**SET EXERCISE**: Please print exactly the lines below, from the start of the material up to and including the line with "ngml_to_nmol = 3.015", but none of the pictures.

━━ SOURCE DATA ━━

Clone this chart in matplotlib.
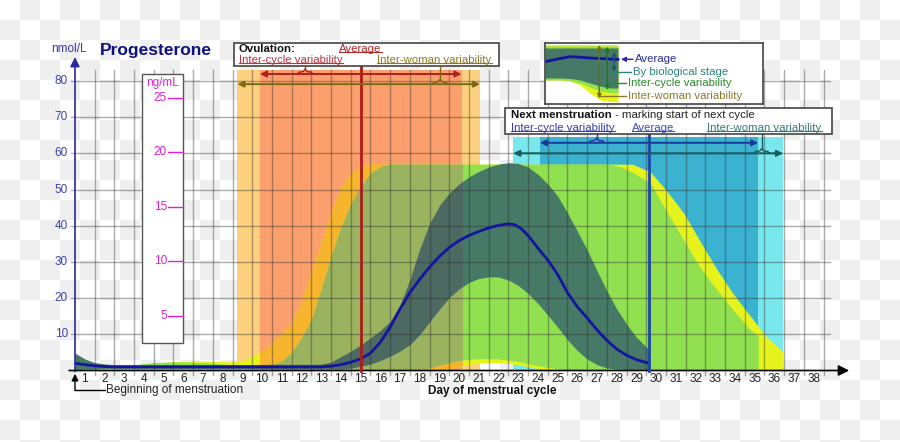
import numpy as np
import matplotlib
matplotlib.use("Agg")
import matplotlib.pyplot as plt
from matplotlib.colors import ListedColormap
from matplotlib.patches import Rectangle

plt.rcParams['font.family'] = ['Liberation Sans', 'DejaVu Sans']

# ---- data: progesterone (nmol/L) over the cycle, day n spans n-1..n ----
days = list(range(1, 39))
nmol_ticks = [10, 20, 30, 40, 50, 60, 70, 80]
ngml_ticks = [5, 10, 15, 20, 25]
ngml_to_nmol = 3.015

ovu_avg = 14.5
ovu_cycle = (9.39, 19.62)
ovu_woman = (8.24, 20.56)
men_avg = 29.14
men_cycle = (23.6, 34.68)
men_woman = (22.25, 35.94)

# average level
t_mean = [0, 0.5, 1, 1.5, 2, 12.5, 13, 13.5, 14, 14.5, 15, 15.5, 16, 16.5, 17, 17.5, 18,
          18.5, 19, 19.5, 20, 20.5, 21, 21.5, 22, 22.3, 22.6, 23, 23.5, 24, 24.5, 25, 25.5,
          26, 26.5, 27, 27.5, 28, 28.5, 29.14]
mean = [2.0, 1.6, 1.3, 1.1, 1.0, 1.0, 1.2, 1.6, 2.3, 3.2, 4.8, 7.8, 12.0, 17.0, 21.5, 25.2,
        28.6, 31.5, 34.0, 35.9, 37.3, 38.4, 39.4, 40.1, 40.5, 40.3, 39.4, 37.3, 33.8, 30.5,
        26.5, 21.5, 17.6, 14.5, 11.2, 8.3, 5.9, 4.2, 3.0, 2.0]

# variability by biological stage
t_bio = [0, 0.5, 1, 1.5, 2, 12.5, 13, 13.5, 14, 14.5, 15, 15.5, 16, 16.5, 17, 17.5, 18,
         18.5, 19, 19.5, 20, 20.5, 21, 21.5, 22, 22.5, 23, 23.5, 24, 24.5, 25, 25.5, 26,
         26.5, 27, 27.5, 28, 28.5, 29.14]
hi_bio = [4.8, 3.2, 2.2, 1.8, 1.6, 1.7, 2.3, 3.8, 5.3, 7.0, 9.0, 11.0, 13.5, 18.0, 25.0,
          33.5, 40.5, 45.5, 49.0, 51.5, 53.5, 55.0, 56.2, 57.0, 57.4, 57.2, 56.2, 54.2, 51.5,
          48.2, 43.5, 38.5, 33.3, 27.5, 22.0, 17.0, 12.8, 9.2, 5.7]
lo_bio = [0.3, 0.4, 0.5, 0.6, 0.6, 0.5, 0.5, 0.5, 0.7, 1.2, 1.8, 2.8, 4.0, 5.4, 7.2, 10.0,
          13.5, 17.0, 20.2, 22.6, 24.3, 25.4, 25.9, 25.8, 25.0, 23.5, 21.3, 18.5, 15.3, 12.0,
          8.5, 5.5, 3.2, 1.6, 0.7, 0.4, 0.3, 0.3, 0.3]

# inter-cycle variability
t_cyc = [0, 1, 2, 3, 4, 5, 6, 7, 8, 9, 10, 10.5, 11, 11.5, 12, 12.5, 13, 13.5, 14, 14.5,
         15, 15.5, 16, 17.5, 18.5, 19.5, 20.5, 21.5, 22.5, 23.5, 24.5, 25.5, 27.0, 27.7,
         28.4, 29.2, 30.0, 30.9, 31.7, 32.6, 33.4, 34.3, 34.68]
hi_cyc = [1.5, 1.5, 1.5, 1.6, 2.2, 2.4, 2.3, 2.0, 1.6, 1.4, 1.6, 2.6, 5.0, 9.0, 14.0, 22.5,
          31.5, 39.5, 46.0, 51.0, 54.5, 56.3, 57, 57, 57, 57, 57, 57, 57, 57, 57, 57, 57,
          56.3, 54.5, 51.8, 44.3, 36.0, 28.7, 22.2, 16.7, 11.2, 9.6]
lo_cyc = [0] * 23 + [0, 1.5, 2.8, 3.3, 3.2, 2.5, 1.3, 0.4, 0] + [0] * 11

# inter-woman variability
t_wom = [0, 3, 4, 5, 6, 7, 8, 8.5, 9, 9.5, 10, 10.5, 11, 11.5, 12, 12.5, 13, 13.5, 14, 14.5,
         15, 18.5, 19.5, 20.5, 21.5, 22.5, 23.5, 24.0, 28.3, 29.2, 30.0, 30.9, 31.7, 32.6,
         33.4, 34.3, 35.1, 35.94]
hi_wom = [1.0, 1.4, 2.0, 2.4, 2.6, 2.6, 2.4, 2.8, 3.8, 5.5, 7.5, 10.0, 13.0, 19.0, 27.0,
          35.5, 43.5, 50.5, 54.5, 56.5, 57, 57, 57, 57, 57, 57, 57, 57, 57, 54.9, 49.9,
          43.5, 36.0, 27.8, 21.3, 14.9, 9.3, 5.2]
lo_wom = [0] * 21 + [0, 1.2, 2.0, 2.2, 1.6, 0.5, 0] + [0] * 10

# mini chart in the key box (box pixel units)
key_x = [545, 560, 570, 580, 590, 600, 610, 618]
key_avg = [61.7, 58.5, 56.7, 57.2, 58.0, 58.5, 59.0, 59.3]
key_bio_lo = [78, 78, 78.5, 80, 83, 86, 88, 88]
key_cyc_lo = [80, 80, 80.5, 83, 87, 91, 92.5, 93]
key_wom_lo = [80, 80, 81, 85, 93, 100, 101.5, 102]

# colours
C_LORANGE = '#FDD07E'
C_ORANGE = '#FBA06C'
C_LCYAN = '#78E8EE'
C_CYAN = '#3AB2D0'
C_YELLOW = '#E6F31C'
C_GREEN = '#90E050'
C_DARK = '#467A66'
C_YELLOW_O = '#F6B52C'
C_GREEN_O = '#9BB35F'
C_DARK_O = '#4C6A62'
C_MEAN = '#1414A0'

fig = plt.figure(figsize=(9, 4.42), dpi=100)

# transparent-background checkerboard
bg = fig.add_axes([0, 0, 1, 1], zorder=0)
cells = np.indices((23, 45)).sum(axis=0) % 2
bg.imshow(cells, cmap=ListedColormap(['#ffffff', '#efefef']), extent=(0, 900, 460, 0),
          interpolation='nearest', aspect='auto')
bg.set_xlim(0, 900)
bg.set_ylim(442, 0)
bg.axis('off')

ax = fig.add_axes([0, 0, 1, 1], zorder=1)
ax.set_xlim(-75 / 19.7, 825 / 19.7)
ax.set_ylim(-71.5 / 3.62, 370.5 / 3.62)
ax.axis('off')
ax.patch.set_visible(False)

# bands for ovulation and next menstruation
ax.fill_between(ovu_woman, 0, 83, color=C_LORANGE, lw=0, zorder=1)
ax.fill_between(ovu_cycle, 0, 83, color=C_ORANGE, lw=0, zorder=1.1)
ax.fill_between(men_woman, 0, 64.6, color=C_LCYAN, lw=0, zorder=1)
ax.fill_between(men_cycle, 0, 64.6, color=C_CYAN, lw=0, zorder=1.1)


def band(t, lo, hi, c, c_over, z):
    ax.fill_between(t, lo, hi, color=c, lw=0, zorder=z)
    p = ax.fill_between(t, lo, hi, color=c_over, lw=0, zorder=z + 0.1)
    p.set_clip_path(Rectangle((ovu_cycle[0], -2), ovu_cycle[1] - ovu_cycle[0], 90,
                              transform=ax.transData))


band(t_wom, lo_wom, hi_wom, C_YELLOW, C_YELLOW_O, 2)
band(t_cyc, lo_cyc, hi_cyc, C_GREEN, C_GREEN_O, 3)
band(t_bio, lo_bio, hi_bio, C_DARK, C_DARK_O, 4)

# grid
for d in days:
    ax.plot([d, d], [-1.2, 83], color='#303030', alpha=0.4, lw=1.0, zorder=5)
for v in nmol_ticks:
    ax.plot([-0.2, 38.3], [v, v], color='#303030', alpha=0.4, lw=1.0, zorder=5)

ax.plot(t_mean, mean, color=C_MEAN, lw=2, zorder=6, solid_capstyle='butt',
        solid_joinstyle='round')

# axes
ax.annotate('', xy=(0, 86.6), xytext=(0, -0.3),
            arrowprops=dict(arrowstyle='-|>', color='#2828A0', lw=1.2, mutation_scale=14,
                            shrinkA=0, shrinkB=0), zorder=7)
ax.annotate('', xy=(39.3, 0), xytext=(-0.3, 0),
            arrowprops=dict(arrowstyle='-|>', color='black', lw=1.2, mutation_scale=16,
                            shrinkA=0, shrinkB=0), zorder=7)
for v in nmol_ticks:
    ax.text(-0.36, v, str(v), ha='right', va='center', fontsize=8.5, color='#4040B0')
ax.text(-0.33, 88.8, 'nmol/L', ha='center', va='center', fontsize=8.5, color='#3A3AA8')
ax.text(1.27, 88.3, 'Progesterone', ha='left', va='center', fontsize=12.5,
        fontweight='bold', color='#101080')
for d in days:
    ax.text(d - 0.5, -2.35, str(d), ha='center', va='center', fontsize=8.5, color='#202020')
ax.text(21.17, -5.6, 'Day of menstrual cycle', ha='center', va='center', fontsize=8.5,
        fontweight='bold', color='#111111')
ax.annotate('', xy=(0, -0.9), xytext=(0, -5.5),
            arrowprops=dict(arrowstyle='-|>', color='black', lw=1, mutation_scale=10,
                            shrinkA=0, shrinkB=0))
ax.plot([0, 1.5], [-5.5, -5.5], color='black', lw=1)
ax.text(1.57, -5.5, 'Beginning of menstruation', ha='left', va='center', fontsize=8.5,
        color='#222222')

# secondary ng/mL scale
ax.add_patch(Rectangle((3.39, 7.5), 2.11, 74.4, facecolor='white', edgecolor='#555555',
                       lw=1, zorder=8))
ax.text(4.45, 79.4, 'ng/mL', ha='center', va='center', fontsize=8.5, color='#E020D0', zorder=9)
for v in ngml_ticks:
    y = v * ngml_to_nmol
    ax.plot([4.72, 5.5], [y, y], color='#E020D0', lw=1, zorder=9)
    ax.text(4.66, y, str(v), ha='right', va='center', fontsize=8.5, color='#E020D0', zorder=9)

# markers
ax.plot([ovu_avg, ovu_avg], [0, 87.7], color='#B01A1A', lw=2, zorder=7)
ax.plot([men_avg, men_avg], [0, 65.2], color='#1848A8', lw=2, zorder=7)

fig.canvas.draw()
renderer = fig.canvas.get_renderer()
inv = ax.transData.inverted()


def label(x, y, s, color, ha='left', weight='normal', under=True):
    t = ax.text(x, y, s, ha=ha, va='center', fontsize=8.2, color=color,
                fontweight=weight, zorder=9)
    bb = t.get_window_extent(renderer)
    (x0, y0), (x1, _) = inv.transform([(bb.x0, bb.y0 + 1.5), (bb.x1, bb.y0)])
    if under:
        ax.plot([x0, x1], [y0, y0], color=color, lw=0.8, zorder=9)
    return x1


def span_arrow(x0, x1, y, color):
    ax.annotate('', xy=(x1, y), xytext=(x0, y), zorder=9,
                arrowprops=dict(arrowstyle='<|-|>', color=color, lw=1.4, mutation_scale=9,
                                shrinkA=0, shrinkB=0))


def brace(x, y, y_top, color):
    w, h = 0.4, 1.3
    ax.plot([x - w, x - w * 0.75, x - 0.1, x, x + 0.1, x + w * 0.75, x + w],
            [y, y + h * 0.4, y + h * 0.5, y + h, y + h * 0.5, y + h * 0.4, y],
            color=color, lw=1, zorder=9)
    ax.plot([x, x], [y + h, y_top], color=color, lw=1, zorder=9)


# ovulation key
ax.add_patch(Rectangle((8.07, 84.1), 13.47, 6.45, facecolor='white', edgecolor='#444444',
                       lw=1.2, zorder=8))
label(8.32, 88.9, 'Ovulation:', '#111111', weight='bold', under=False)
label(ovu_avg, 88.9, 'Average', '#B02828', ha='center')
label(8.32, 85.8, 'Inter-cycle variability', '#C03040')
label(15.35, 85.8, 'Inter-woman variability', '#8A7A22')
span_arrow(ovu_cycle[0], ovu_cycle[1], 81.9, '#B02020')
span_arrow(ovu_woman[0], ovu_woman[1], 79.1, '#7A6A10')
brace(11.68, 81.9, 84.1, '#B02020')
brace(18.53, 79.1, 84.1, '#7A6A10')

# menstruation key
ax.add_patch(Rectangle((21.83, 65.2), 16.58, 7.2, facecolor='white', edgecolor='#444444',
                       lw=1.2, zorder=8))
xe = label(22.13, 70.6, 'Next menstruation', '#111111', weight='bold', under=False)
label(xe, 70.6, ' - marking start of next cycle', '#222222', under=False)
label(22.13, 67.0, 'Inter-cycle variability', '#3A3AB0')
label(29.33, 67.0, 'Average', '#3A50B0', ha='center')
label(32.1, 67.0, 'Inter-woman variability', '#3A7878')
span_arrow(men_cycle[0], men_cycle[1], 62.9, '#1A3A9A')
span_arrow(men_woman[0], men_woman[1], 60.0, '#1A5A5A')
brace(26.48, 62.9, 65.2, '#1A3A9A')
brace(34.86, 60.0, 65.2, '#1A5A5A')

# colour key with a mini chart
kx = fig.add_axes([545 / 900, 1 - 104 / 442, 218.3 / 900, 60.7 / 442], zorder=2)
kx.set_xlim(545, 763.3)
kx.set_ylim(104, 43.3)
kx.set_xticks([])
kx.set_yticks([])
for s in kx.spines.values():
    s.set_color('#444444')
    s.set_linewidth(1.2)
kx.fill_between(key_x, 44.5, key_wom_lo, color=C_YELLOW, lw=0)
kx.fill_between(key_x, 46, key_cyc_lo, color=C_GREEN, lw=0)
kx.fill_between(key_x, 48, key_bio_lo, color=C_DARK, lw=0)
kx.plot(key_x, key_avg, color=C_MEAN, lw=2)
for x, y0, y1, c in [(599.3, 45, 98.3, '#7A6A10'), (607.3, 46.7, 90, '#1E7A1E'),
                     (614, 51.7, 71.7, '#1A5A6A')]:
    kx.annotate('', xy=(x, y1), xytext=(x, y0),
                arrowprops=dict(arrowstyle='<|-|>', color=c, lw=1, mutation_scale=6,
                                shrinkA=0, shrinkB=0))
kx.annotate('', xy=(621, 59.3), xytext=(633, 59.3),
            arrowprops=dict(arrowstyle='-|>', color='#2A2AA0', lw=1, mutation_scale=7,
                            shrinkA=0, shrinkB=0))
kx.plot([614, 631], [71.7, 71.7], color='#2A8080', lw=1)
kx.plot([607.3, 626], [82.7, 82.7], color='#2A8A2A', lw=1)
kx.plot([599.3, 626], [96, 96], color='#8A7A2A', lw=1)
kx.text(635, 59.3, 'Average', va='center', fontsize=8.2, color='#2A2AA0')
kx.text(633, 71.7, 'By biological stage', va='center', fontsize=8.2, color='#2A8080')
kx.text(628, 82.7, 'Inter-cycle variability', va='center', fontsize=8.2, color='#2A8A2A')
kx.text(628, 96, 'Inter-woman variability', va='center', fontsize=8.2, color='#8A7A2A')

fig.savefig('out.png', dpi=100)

━━━

**SOLVED PROBLEM**:
Clone this chart in matplotlib.
import numpy as np
import matplotlib
matplotlib.use("Agg")
import matplotlib.pyplot as plt
from matplotlib.colors import ListedColormap
from matplotlib.patches import Rectangle

plt.rcParams['font.family'] = ['Liberation Sans', 'DejaVu Sans']

# ---- data: progesterone (nmol/L) over the cycle, day n spans n-1..n ----
days = list(range(1, 39))
nmol_ticks = [10, 20, 30, 40, 50, 60, 70, 80]
ngml_ticks = [5, 10, 15, 20, 25]
ngml_to_nmol = 3.015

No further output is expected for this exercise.